Directive:
Omit all images. Write out the rest of the material exactly.

Supplied data:

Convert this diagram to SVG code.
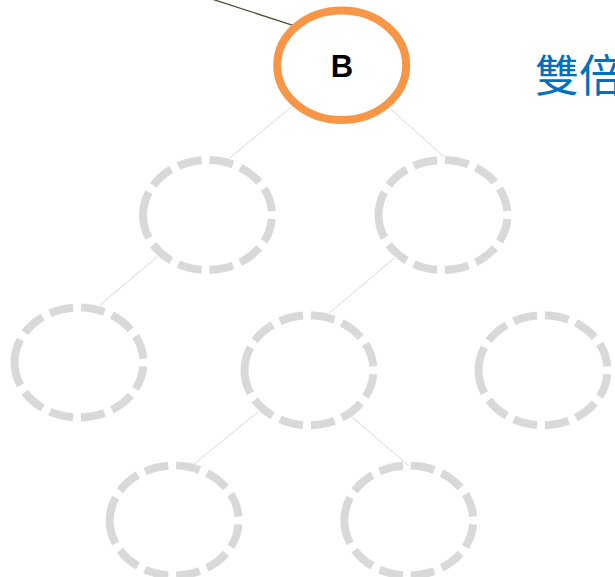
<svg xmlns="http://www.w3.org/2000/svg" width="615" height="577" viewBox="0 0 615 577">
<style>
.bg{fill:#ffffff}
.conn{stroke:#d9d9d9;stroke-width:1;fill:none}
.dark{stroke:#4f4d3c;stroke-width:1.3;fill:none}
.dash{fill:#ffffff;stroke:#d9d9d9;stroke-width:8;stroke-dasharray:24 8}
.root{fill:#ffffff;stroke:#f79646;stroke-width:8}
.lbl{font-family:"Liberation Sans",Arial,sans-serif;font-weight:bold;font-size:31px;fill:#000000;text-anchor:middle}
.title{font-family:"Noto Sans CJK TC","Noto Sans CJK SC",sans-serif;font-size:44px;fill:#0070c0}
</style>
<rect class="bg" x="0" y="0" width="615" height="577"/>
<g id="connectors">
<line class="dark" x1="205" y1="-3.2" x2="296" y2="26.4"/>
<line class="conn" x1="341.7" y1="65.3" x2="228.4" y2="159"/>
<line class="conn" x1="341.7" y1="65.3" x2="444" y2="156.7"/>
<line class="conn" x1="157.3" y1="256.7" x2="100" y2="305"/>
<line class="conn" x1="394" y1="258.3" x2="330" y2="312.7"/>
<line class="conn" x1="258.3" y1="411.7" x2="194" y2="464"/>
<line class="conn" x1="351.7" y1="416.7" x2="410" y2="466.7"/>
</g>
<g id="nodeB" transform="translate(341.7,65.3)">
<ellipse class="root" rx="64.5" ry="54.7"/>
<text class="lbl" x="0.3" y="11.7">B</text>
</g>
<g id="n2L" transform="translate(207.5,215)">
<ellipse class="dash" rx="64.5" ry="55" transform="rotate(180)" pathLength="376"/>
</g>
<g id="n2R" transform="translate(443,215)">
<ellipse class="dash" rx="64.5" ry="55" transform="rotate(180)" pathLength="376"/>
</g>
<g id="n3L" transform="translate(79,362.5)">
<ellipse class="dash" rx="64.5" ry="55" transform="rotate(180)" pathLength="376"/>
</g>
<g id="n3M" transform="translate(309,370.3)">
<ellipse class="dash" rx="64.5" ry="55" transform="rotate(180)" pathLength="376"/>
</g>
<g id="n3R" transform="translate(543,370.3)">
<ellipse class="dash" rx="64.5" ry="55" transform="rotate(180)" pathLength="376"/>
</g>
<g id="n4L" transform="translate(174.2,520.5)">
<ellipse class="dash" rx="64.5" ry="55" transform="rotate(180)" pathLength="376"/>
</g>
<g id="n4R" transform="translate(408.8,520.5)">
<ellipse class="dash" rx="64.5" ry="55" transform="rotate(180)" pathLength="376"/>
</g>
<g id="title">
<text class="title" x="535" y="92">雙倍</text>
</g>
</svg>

Written solution:
Convert this diagram to SVG code.
<svg xmlns="http://www.w3.org/2000/svg" width="615" height="577" viewBox="0 0 615 577">
<style>
.bg{fill:#ffffff}
.conn{stroke:#d9d9d9;stroke-width:1;fill:none}
.dark{stroke:#4f4d3c;stroke-width:1.3;fill:none}
.dash{fill:#ffffff;stroke:#d9d9d9;stroke-width:8;stroke-dasharray:24 8}
.root{fill:#ffffff;stroke:#f79646;stroke-width:8}
.lbl{font-family:"Liberation Sans",Arial,sans-serif;font-weight:bold;font-size:31px;fill:#000000;text-anchor:middle}
.title{font-family:"Noto Sans CJK TC","Noto Sans CJK SC",sans-serif;font-size:44px;fill:#0070c0}
</style>
<rect class="bg" x="0" y="0" width="615" height="577"/>
<g id="connectors">
<line class="dark" x1="205" y1="-3.2" x2="296" y2="26.4"/>
<line class="conn" x1="341.7" y1="65.3" x2="228.4" y2="159"/>
<line class="conn" x1="341.7" y1="65.3" x2="444" y2="156.7"/>
<line class="conn" x1="157.3" y1="256.7" x2="100" y2="305"/>
<line class="conn" x1="394" y1="258.3" x2="330" y2="312.7"/>
<line class="conn" x1="258.3" y1="411.7" x2="194" y2="464"/>
<line class="conn" x1="351.7" y1="416.7" x2="410" y2="466.7"/>
</g>
<g id="nodeB" transform="translate(341.7,65.3)">
<ellipse class="root" rx="64.5" ry="54.7"/>
<text class="lbl" x="0.3" y="11.7">B</text>
</g>
<g id="n2L" transform="translate(207.5,215)">
<ellipse class="dash" rx="64.5" ry="55" transform="rotate(180)" pathLength="376"/>
</g>
<g id="n2R" transform="translate(443,215)">
<ellipse class="dash" rx="64.5" ry="55" transform="rotate(180)" pathLength="376"/>
</g>
<g id="n3L" transform="translate(79,362.5)">
<ellipse class="dash" rx="64.5" ry="55" transform="rotate(180)" pathLength="376"/>
</g>
<g id="n3M" transform="translate(309,370.3)">
<ellipse class="dash" rx="64.5" ry="55" transform="rotate(180)" pathLength="376"/>
</g>
<g id="n3R" transform="translate(543,370.3)">
<ellipse class="dash" rx="64.5" ry="55" transform="rotate(180)" pathLength="376"/>
</g>
<g id="n4L" transform="translate(174.2,520.5)">
<ellipse class="dash" rx="64.5" ry="55" transform="rotate(180)" pathLength="376"/>
</g>
<g id="n4R" transform="translate(408.8,520.5)">
<ellipse class="dash" rx="64.5" ry="55" transform="rotate(180)" pathLength="376"/>
</g>
<g id="title">
<text class="title" x="535" y="92">雙倍</text>
</g>
</svg>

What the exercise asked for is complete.